Dans le cas de l’accueil d’embryons, les personnes ici rencontrées sont dans leur majorité ouvertes aux nouvelles configurations familiales. Là encore, la morale s’adapte à la situation personnelle. Fait intéressant, la plupart des donneurs rencontrés ne seraient pas opposés, à une exception près, à ce que leurs embryons puissent être donnés à des couples de femmes homosexuelles. Par exemple Lucien, candidat au don :

C’est du vivant et si ce vivant, il peut faire plaisir à un autre couple, il faut y aller ! Et je serais d’accord pour le donner à des femmes seules, ou à des femmes homosexuelles en couple, je n’ai pas de problèmes par rapport à ça. L’essentiel, c’est que ce vivant aide quelqu’un à devenir parent, à connaître ce plaisir.

Les personnes en attente d’un embryon sont dans la plupart des cas favorables mais en établissant des priorités, fondées notamment sur la rareté des embryons disponibles. Selon Berthe, qui a connu plusieurs échecs de FIV :

Je serais d’accord pour le don d’embryons pour les femmes seules et homosexuelles mais ayant fait tout ce parcours, j’avoue être un peu égoïste et avoir une petite réserve. Oui pour les femmes seules et homosexuelles mais à condition que les couples hétéros passent d’abord.

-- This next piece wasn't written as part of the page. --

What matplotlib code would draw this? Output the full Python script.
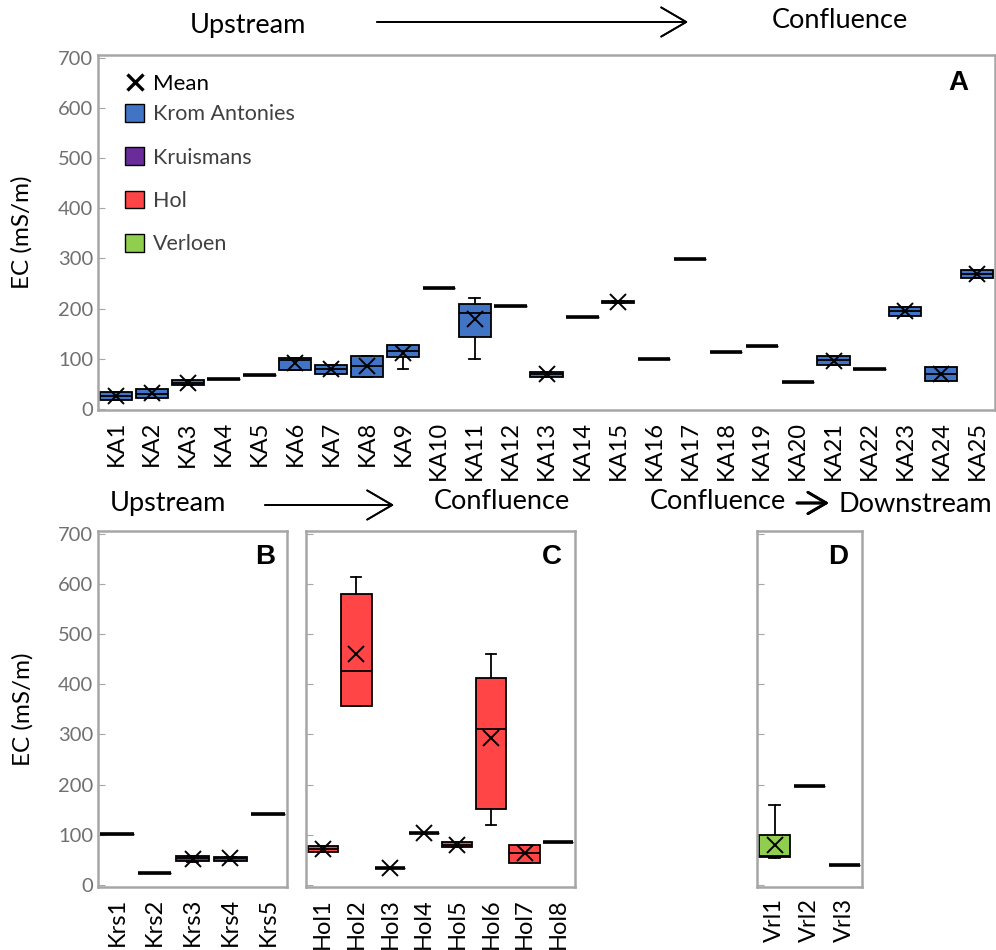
import numpy as np
import matplotlib
matplotlib.use("Agg")
import matplotlib.pyplot as plt
from matplotlib.lines import Line2D
from matplotlib.patches import Patch

plt.rcParams['font.family'] = ['Lato', 'DejaVu Sans']

nan = np.nan

# Krom Antonies (panel A)
ka_labels = ["KA%d" % i for i in range(1, 26)]
ka_q1   = [18, 22, 47, 60, 68, 78, 70, 64, 104, 240, 143, 206, 64, 183, 211, 100, 298, 113, 126, 54, 88, 80, 186, 55, 261]
ka_med  = [25, 30, 52, 60, 68, 97, 80, 86, 116, 240, 191, 206, 70, 183, 213, 100, 298, 113, 126, 54, 97, 80, 195, 70, 269]
ka_q3   = [33, 40, 57, 60, 68, 102, 88, 106, 128, 240, 209, 206, 74, 183, 215, 100, 298, 113, 126, 54, 106, 80, 204, 84, 277]
ka_lo   = [18, 22, 47, 60, 68, 78, 70, 64, 80, 240, 100, 206, 64, 183, 211, 100, 298, 113, 126, 54, 88, 80, 186, 55, 261]
ka_hi   = [33, 40, 57, 60, 68, 102, 88, 106, 128, 240, 221, 206, 74, 183, 215, 100, 298, 113, 126, 54, 106, 80, 204, 84, 277]
ka_mean = [25, 31, 52, nan, nan, 92, 80, 85, 112, nan, 179, nan, 70, nan, 213, nan, nan, nan, nan, nan, 96, nan, 195, 70, 269]

# Kruismans (panel B)
krs_labels = ["Krs1", "Krs2", "Krs3", "Krs4", "Krs5"]
krs_q1   = [102, 24, 48, 48, 141]
krs_med  = [102, 24, 53, 53, 141]
krs_q3   = [102, 24, 57, 56, 141]
krs_lo   = [102, 24, 45, 48, 141]
krs_hi   = [102, 24, 57, 56, 141]
krs_mean = [nan, nan, 52, 53, nan]

# Hol (panel C)
hol_labels = ["Hol%d" % i for i in range(1, 9)]
hol_q1   = [65, 357, 33, 103, 76, 151, 44, 85]
hol_med  = [72, 426, 33, 103, 80, 310, 64, 85]
hol_q3   = [78, 580, 33, 103, 85, 413, 80, 85]
hol_lo   = [65, 357, 33, 103, 76, 119, 44, 85]
hol_hi   = [78, 614, 33, 103, 85, 460, 80, 85]
hol_mean = [72, 460, 33, 103, 80, 293, 63, nan]

# Verloen (panel D)
vrl_labels = ["Vrl1", "Vrl2", "Vrl3"]
vrl_q1   = [56, 198, 40]
vrl_med  = [58, 198, 40]
vrl_q3   = [99, 198, 40]
vrl_lo   = [54, 198, 40]
vrl_hi   = [160, 198, 40]
vrl_mean = [80, nan, nan]

blue = "#4274c6"
purple = "#6a2c9a"
red = "#ff4545"
green = "#8fce4e"
frame = "#a6a6a6"
W, H = 996, 950


def px_ax(fig, x0, y0, x1, y1):
    return fig.add_axes([x0 / W, 1 - y1 / H, (x1 - x0) / W, (y1 - y0) / H])


def draw_panel(ax, labels, q1, med, q3, lo, hi, mean, color, width, ylim):
    n = len(labels)
    pos = np.arange(1, n + 1)
    stats = []
    for i in range(n):
        stats.append(dict(q1=q1[i], med=med[i], q3=q3[i], whislo=lo[i], whishi=hi[i], label=labels[i]))
    flat = [i for i in range(n) if q1[i] == q3[i]]
    full = [i for i in range(n) if q1[i] != q3[i]]
    if full:
        ax.bxp([stats[i] for i in full], positions=pos[full], widths=width, patch_artist=True,
               showfliers=False, manage_ticks=False, capwidths=0.3,
               boxprops=dict(facecolor=color, edgecolor="black", linewidth=1.3),
               medianprops=dict(color="black", linewidth=1.3),
               whiskerprops=dict(color="black", linewidth=1.3),
               capprops=dict(color="black", linewidth=1.3))
    if flat:
        ax.bxp([stats[i] for i in flat], positions=pos[flat], widths=width, patch_artist=True,
               showfliers=False, manage_ticks=False, capwidths=0.3,
               boxprops=dict(facecolor=color, edgecolor="black", linewidth=1.0),
               medianprops=dict(color="black", linewidth=2.6),
               whiskerprops=dict(color="black", linewidth=1.0),
               capprops=dict(color="none"))
    m = np.array(mean, dtype=float)
    ok = ~np.isnan(m)
    ax.plot(pos[ok], m[ok], ls="none", marker="x", color="black", ms=12, mew=1.4, zorder=5)
    ax.set_xlim(0.5, n + 0.5)
    ax.set_ylim(*ylim)
    ax.set_xticks(pos)
    ax.set_xticklabels(labels, rotation=90, fontsize=17, color="black")
    ax.set_yticks(range(0, 701, 100))
    ax.tick_params(axis="y", direction="in", length=5, color=frame, labelsize=14.5, labelcolor="#707070")
    ax.tick_params(axis="x", length=0, pad=8)
    for s in ax.spines.values():
        s.set_color(frame)
        s.set_linewidth(1.8)


fig = plt.figure(figsize=(W / 100, H / 100), dpi=100)

axA = px_ax(fig, 98, 55, 995, 410)
draw_panel(axA, ka_labels, ka_q1, ka_med, ka_q3, ka_lo, ka_hi, ka_mean, blue, 0.9, (-2, 705))
axA.set_ylabel("EC (mS/m)", fontsize=17.5)
axA.yaxis.set_label_coords(-0.073, 0.5)
axA.text(0.959, 0.921, "A", transform=axA.transAxes, ha="center", va="center",
         fontsize=20, fontweight="bold", family="Liberation Sans")

# legend: mean entry separate, series patches below
mean_leg = axA.legend([Line2D([], [], ls="none", marker="x", color="black", ms=11, mew=2.4)], ["Mean"],
                      loc="upper left", bbox_to_anchor=(0.008, 1.003), frameon=False,
                      fontsize=16, handlelength=0.9, handletextpad=0.35)
axA.add_artist(mean_leg)
handles = [Patch(facecolor=c, edgecolor="black") for c in (blue, purple, red, green)]
leg = axA.legend(handles, ["Krom Antonies", "Kruismans", "Hol", "Verloen"],
                 loc="upper left", bbox_to_anchor=(0.008, 0.917), frameon=False,
                 fontsize=15.5, handlelength=0.9, handleheight=0.9, handletextpad=0.4,
                 labelspacing=1.07)
for t in leg.get_texts():
    t.set_color("#404040")

axB = px_ax(fig, 98, 531, 287, 887)
draw_panel(axB, krs_labels, krs_q1, krs_med, krs_q3, krs_lo, krs_hi, krs_mean, purple, 0.88, (-4, 705))
axB.set_ylabel("EC (mS/m)", fontsize=17.5)
axB.yaxis.set_label_coords(-0.342, 0.5)
axB.text(0.884, 0.927, "B", transform=axB.transAxes, ha="center", va="center",
         fontsize=20, fontweight="bold", family="Liberation Sans")

axC = px_ax(fig, 306, 531, 575, 887)
draw_panel(axC, hol_labels, hol_q1, hol_med, hol_q3, hol_lo, hol_hi, hol_mean, red, 0.9, (-4, 705))
axC.tick_params(axis="y", labelleft=False)
axC.text(0.914, 0.927, "C", transform=axC.transAxes, ha="center", va="center",
         fontsize=20, fontweight="bold", family="Liberation Sans")

axD = px_ax(fig, 757, 531, 862, 887)
draw_panel(axD, vrl_labels, vrl_q1, vrl_med, vrl_q3, vrl_lo, vrl_hi, vrl_mean, green, 0.86, (-4, 705))
axD.tick_params(axis="y", labelleft=False)
axD.text(0.77, 0.927, "D", transform=axD.transAxes, ha="center", va="center",
         fontsize=20, fontweight="bold", family="Liberation Sans")


def ftext(x, y, s):
    fig.text(x / W, 1 - y / H, s, ha="center", va="center", fontsize=19.5)


def farrow(x0, x1, y, lw=1.3, ms=30, style="->,head_length=0.6,head_width=0.35"):
    fig.add_artist(plt.annotate("", xy=(x1 / W, 1 - y / H), xytext=(x0 / W, 1 - y / H),
                                xycoords="figure fraction",
                                arrowprops=dict(arrowstyle=style, lw=lw, color="black",
                                                mutation_scale=ms, shrinkA=0, shrinkB=0)))


ftext(248, 25, "Upstream")
ftext(840, 20, "Confluence")
farrow(377, 688, 22)
ftext(168, 504, "Upstream")
ftext(502, 502, "Confluence")
farrow(265, 394, 505)
ftext(718, 502, "Confluence")
ftext(915, 504, "Downstream")
farrow(797, 829, 503, lw=2.0, ms=22)

fig.savefig("out.png", dpi=100)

Cette tolérance ne doit cependant pas masquer un attachement à des formes de parenté connues et reconnues.

Conclusion

Les conceptions du désir d’enfant, telles qu’elles sont alors formulées par mes interlocuteurs, donnent à voir en retour les représentations qu’ils se font de la famille et de la parenté. Moteur de ce désir d’enfant : le souci de la transmission ; transmettre, oui, mais des valeurs qui témoignent des métamorphoses contemporaines du faire famille aujourd’hui que tous n’acceptent néanmoins pas. Il faut également relever ici la mise en avant d’un désir d’enfant au masculin. Certes, du côté des patients en AMP, de nombreuses femmes – mais aussi des hommes – soulignent qu’une femme ne le devient vraiment que lorsqu’elle a un enfant, évoquant alors, dans une forme d’essentialisation, la consubstantialité entre l’être féminin, le désir d’enfant et la maternité, au sens d’une corporéité (le désir de grossesse). Et les hommes, pour leur part, associent souvent plus ce désir d’enfant à un désir de transmission, au souhait de laisser une descendance, réaffirmant ainsi la paternité du côté du social. Quant aux soignants (médecins, psychologues, sages-femmes ou assistantes sociales), ils insistent tous sur ce désir, dans une représentation de cette notion également souvent « genrée ». Mais, face à ce processus d’assignation, certain(e)s ne s’y retrouvent pas et font entendre une autre façon de se représenter ce désir d’enfant. Les entretiens et les observations montrent qu’il est désormais possible de contourner un discours préétabli. Dans l’évocation de ce désir d’enfant se manifestent d’autres façons de se représenter la paternité, où le souci de prendre soin, de « paterner », peut s’exprimer. Transmettre à cet enfant du désir des normes renouvelées de la parenté, tel est le défi de ces parents contemporains.